Love Never Ends

So great to get some singing help on our latest recording effort; thanks Trace, Dill, Eva, Violet, Ruby, Mom, E the Gibbster, Keythe, Alan, Jim, & Darmini! We now have quite a collection of tunes ready for mix. I’m looking forward to getting our one Christmas-themed song “Angel’s Song” up and ready for download in the next month. Come on back to check it out.
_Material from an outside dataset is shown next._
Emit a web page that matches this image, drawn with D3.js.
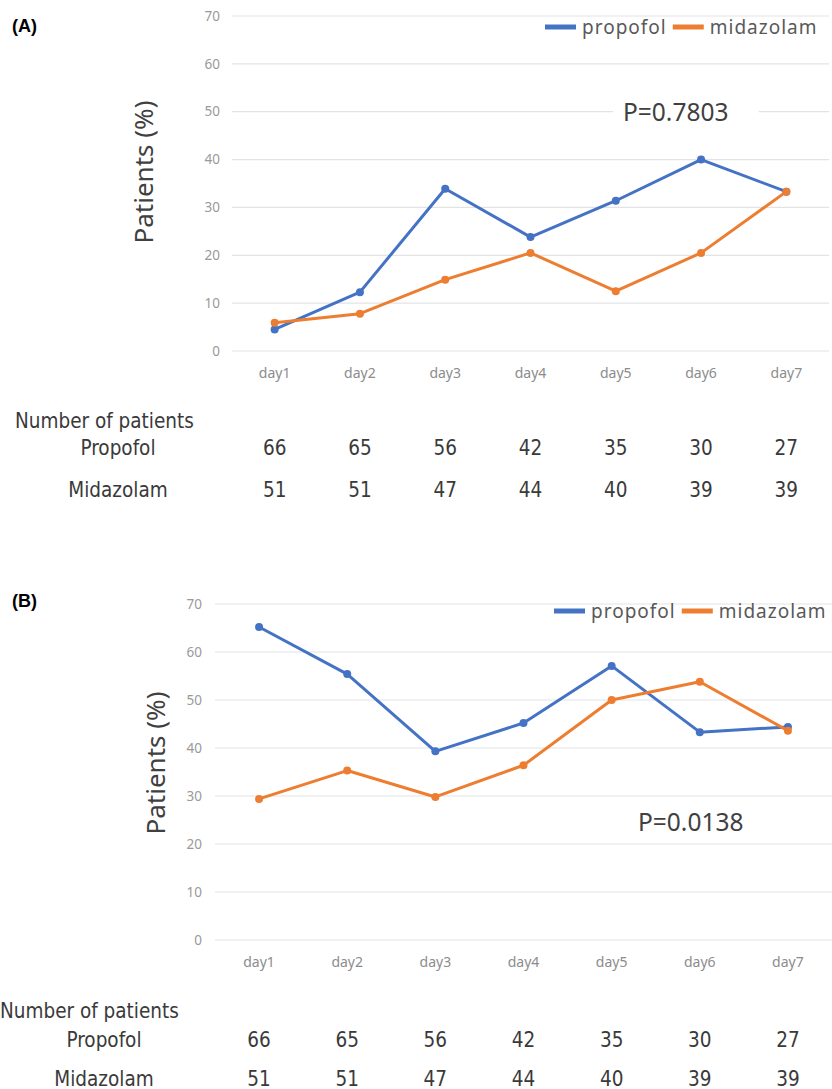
<!DOCTYPE html>
<html>
<head>
<meta charset="utf-8">
<script src="https://d3js.org/d3.v7.min.js"></script>
<style>
  body { margin: 0; background: #fff; }
  svg { display: block; font-family: "Noto Sans", "DejaVu Sans", sans-serif; }
  .grid line { stroke: #e3e3e3; stroke-width: 1.2; }
  .tick-lbl { fill: #9a9a9a; font-size: 13.5px; }
  .day-lbl { fill: #8c8c8c; font-size: 14px; }
  .ytitle { fill: #404040; font-size: 26px; }
  .legend { fill: #595959; font-size: 19px; letter-spacing: 1px; }
  .pval { fill: #404040; font-size: 24.5px; }
  .tbl { fill: #3a3a3a; font-size: 20.5px; font-family: "DejaVu Sans Condensed", "DejaVu Sans", sans-serif; font-stretch: condensed; }
  .panel-lbl { fill: #000; font-size: 18px; font-weight: bold; font-family: "Liberation Sans", Arial, sans-serif; }
</style>
</head>
<body>
<svg id="chart" width="832" height="1089"></svg>
<script>
// data
const days = ["day1", "day2", "day3", "day4", "day5", "day6", "day7"];
const yTicks = [0, 10, 20, 30, 40, 50, 60, 70];
const propofolA = [4.5, 12.3, 33.9, 23.8, 31.4, 40.0, 33.3];
const midazolamA = [5.9, 7.8, 14.9, 20.5, 12.5, 20.5, 33.3];
const propofolB = [65.2, 55.4, 39.3, 45.2, 57.1, 43.3, 44.4];
const midazolamB = [29.4, 35.3, 29.8, 36.4, 50.0, 53.8, 43.6];
const nPropofol = [66, 65, 56, 42, 35, 30, 27];
const nMidazolam = [51, 51, 47, 44, 40, 39, 39];
const seriesNames = ["propofol", "midazolam"];
const colors = { propofol: "#4472C4", midazolam: "#ED7D31" };

const svg = d3.select("svg#chart");

// layout of the two panels
const panels = [
  { label: "(A)", labelY: 32, x0: 232, x1: 829, yTop: 16, yBot: 351, tickX: 220, dayY: 378,
    titleX: 153, titleY: 172, legX: 545, legY: 27, pText: "P=0.7803", pX: 623, pY: 121,
    rowsX: 15, rowsY: [428, 455, 497], rowLblX: 118,
    series: { propofol: propofolA, midazolam: midazolamA } },
  { label: "(B)", labelY: 607, x0: 215, x1: 832, yTop: 604, yBot: 940, tickX: 202, dayY: 967,
    titleX: 165, titleY: 763, legX: 554, legY: 611, pText: "P=0.0138", pX: 638, pY: 831,
    rowsX: 0, rowsY: [1018, 1047, 1086], rowLblX: 104,
    series: { propofol: propofolB, midazolam: midazolamB } }
];

panels.forEach(p => {
  const g = svg.append("g");
  const x = d3.scalePoint().domain(days).range([p.x0, p.x1]).padding(0.5);
  const y = d3.scaleLinear().domain([0, 70]).range([p.yBot, p.yTop]);

  g.append("text").attr("class", "panel-lbl").attr("x", 12).attr("y", p.labelY).text(p.label);

  // gridlines
  const grid = g.append("g").attr("class", "grid");
  grid.selectAll("line").data(yTicks).join("line")
    .attr("x1", p.x0).attr("x2", p.x1)
    .attr("y1", d => y(d)).attr("y2", d => y(d));

  // y tick labels
  g.selectAll("text.tick-lbl").data(yTicks).join("text")
    .attr("class", "tick-lbl")
    .attr("x", p.tickX).attr("y", d => y(d)).attr("dy", "0.35em")
    .attr("text-anchor", "end").text(d => d);

  // day labels
  g.selectAll("text.day-lbl").data(days).join("text")
    .attr("class", "day-lbl")
    .attr("x", d => x(d)).attr("y", p.dayY)
    .attr("text-anchor", "middle").text(d => d);

  // y title
  g.append("text").attr("class", "ytitle")
    .attr("transform", `translate(${p.titleX},${p.titleY}) rotate(-90)`)
    .attr("text-anchor", "middle").text("Patients (%)");

  // p value with white box behind
  const pt = g.append("text").attr("class", "pval")
    .attr("x", p.pX).attr("y", p.pY).text(p.pText);
  const bb = pt.node().getBBox();
  g.insert("rect", "text.pval").attr("x", bb.x - 10).attr("y", bb.y).attr("width", bb.width + 40)
    .attr("height", bb.height).attr("fill", "#fff");

  // lines
  const line = d3.line().x((d, i) => x(days[i])).y(d => y(d));
  seriesNames.forEach(name => {
    const vals = p.series[name];
    g.append("path").datum(vals)
      .attr("fill", "none").attr("stroke", colors[name])
      .attr("stroke-width", 3).attr("stroke-linejoin", "round")
      .attr("d", line);
    g.selectAll("circle." + name).data(vals).join("circle")
      .attr("class", name)
      .attr("cx", (d, i) => x(days[i])).attr("cy", d => y(d))
      .attr("r", 4).attr("fill", colors[name]);
  });

  // legend
  let lx = p.legX;
  seriesNames.forEach(name => {
    g.append("line").attr("x1", lx).attr("x2", lx + 31)
      .attr("y1", p.legY).attr("y2", p.legY)
      .attr("stroke", colors[name]).attr("stroke-width", 5);
    const t = g.append("text").attr("class", "legend")
      .attr("x", lx + 37).attr("y", p.legY + 7).text(name);
    lx += 37 + t.node().getComputedTextLength() + 6;
  });

  // table of patient numbers
  g.append("text").attr("class", "tbl").attr("x", p.rowsX).attr("y", p.rowsY[0]).text("Number of patients");
  const rows = [["Propofol", nPropofol], ["Midazolam", nMidazolam]];
  rows.forEach((r, ri) => {
    g.append("text").attr("class", "tbl").attr("x", p.rowLblX).attr("y", p.rowsY[ri + 1])
      .attr("text-anchor", "middle").text(r[0]);
    g.selectAll("text.n" + ri).data(r[1]).join("text")
      .attr("class", "tbl n" + ri)
      .attr("x", (d, i) => x(days[i])).attr("y", p.rowsY[ri + 1])
      .attr("text-anchor", "middle").text(d => d);
  });
});
</script>
</body>
</html>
As my first blog entry on the new site, I want to say thanks again to our web guru Jim Rispin for dialing everything in. I also want to share a certain optimism I sense despite the heart-gripping losses to our family. The first Thanksgiving without our brother Chet is not going to be easy. God bless the Liptons for all they do! I just had the pleasure of plowing through a number of squash dishes Sharon, Mom and Lolo cooked up over at the Misners the other night. Why? Because Lolo had “all this squash.” We sat around the table to laugh and engage in spirited discussions about the good stuff: religion, politics and old family stories. I thoroughly enjoyed myself. I still miss Chet. I still miss Dad. I still miss KJ. And I’ve come to cherish spontaneous togetherness. Love does never end.

All in the Balance

Last night my brother and I hashed out some cello parts in time for today’s cello session; it’s an intriguing multi-level balancing act, this “producing together” thing, especially when it comes to the cello parts we write out. I LOVE the cello! –the canyon-wide range, soaring heights, smooth deeps as well as the jagged edges. In our context for Zehnder, it’s that third vocal, that third stringed instrument, the magic three -somebody stop me before I start calling it the holy spirit of this band’s trinity :0/ All that to say, my challenge is to write less; I’m easily swayed into letting the cello burst all over the song; and yet, it needs to breathe and be more than just the long sustained notes that Adrienne has affectionately referred to as “laying eggs.” It needs to add and not detract; and, the real challenge, be a part that both Tom and I agree does all that. Now THAT’s walking the wire over Niagara, ain’t it? But I must admit, it’s a real pleasure to strip away all the really good ideas and wind up with the essence of what needs to be there; it’s an adventure I would not want to take with anyone else, not that anyone else could stand to go with me; thank God for twin brothers!

Death & Life

It’s been about a month since Chet, my brother-in-law died at 45 of cancer and over a year since my dad died of another cancer… life has taken on a certain immediacy; just the other day, mom had me and my brother going through dad’s closet looking at shirts/shoes I might need- always thought it convenient we (that’s dad and his two sons) were roughly the same size. I had completely put out of my mind that my mom still had all these clothes that my brother and I had jokingly referred to as “must-steals” when dad would hold it up out of the gift box on some Christmas morning. We told stories; many were the familiar and a surprising number were newly delicious. The night ended with me muscling hangers and bags heavy with memories, “stealing away with the must-steals,” a pun I can just hear my dad saying. And I realize as I write this, I have managed to wear something of dad’s every day since. I guess I always will.